> [What is required] Reproduce, character for character, the lines below from the first through the one with "XAxis, YAxis, ReferenceLine". Leave pictures out.

> [Source records]
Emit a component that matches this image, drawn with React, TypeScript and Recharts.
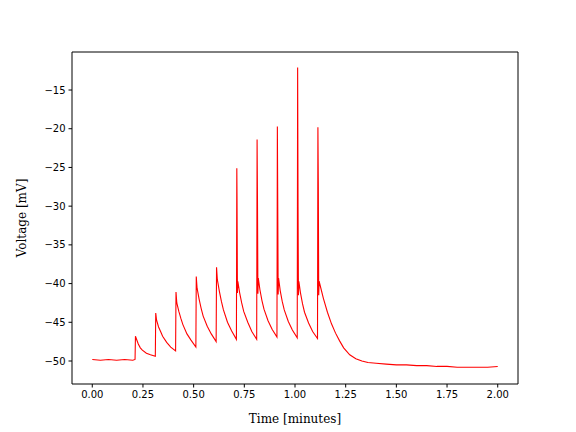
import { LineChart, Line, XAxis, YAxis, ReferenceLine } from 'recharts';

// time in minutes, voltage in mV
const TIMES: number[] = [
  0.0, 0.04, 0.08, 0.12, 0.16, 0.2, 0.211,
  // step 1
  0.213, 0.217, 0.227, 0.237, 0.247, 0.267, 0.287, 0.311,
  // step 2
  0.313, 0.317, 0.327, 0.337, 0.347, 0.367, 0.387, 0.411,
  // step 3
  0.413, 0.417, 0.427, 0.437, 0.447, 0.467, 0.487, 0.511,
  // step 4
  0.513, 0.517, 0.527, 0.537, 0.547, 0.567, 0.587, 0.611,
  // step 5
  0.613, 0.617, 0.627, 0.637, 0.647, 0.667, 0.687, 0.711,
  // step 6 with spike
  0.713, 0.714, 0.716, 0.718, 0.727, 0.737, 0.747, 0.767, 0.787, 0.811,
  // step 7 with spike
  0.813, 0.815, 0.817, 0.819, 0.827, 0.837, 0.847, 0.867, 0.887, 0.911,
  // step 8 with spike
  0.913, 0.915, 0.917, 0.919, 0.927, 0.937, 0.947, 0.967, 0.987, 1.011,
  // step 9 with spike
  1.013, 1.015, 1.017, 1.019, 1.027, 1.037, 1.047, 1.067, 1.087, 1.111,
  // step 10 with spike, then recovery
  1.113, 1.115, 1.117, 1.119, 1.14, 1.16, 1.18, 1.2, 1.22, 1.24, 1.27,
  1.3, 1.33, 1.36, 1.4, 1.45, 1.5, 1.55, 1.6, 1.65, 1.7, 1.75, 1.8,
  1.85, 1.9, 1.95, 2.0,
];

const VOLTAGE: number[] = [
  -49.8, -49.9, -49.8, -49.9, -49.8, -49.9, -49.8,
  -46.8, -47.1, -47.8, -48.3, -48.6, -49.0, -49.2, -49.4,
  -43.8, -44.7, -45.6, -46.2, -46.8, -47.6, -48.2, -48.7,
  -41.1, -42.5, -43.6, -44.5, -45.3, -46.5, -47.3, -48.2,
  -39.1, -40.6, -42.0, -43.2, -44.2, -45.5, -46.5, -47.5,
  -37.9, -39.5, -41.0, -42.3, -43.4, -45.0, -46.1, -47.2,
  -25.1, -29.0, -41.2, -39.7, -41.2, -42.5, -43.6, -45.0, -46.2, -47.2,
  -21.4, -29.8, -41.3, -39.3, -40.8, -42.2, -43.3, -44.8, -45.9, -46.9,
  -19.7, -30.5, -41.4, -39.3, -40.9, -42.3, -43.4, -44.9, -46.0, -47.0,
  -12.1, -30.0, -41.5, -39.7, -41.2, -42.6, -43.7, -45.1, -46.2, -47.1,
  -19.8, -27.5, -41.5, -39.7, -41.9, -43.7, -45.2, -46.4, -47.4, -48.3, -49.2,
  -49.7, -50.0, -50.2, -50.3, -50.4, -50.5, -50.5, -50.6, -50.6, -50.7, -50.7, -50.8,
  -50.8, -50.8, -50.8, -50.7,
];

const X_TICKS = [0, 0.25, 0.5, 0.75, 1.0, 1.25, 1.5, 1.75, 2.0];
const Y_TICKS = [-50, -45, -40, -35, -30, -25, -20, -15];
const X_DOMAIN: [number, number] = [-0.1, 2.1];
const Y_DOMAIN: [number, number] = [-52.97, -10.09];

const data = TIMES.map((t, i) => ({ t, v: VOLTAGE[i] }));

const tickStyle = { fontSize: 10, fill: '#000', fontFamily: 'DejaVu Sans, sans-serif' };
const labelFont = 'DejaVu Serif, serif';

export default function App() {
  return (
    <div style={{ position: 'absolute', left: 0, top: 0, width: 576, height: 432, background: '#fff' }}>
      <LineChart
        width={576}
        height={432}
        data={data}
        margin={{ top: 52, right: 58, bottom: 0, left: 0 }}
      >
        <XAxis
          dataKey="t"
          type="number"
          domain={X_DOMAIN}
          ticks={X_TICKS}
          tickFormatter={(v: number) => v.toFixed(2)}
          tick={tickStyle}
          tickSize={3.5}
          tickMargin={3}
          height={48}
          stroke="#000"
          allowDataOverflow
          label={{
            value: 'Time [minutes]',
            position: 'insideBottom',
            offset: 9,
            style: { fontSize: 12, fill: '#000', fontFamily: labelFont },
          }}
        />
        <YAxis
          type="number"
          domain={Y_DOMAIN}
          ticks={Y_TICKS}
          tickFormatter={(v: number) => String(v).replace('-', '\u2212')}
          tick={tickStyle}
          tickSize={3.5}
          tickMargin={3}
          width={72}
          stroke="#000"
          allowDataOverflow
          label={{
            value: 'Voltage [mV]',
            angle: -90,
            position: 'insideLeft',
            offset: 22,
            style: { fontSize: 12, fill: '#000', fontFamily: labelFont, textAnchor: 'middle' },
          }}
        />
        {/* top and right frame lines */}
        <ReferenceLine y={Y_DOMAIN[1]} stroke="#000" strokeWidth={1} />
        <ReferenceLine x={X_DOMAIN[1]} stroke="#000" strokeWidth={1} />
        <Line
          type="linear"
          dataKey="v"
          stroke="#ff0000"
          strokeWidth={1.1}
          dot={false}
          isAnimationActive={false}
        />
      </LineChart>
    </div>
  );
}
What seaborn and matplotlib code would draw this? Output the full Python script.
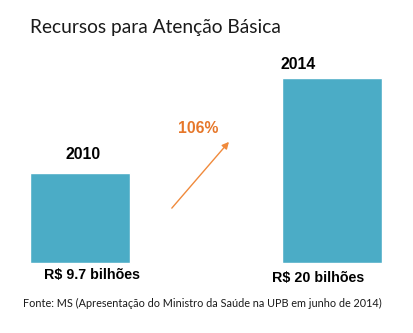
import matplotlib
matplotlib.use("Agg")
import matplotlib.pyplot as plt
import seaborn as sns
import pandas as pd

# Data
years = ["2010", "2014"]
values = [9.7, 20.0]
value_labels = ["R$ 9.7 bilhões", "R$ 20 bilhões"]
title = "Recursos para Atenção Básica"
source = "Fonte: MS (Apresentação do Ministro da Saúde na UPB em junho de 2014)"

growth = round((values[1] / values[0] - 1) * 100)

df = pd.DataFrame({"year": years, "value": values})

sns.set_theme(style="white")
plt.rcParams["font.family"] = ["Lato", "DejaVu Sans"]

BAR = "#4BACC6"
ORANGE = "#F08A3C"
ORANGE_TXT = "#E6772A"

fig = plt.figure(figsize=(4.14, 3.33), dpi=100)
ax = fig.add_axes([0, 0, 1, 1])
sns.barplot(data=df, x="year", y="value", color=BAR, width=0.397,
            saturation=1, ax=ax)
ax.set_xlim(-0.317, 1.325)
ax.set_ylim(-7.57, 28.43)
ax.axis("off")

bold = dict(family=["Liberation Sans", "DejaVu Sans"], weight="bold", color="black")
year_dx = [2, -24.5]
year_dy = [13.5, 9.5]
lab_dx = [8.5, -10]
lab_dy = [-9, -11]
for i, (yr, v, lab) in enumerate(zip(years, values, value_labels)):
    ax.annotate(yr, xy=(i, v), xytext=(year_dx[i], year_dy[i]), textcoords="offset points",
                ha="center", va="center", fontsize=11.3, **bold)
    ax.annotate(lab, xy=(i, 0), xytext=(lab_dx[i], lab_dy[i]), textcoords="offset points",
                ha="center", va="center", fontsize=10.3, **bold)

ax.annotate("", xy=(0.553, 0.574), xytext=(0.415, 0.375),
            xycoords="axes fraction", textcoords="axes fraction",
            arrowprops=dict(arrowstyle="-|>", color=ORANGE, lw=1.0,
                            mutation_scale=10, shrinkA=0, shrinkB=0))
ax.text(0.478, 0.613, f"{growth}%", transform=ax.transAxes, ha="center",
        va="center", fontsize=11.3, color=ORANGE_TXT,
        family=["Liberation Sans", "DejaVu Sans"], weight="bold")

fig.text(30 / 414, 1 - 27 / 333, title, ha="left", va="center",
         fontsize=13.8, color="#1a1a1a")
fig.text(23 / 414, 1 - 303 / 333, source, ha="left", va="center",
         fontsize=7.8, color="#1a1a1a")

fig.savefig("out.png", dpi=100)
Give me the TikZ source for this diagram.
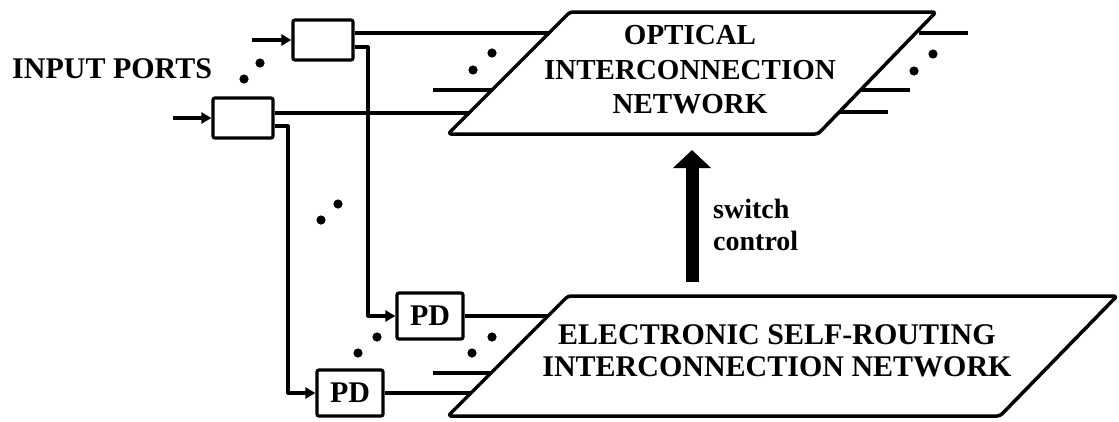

> [Solution to this exercise]
Emit a component that matches this image, drawn with React, TypeScript and Recharts.
import { LineChart, Line, XAxis, YAxis, ReferenceLine } from 'recharts';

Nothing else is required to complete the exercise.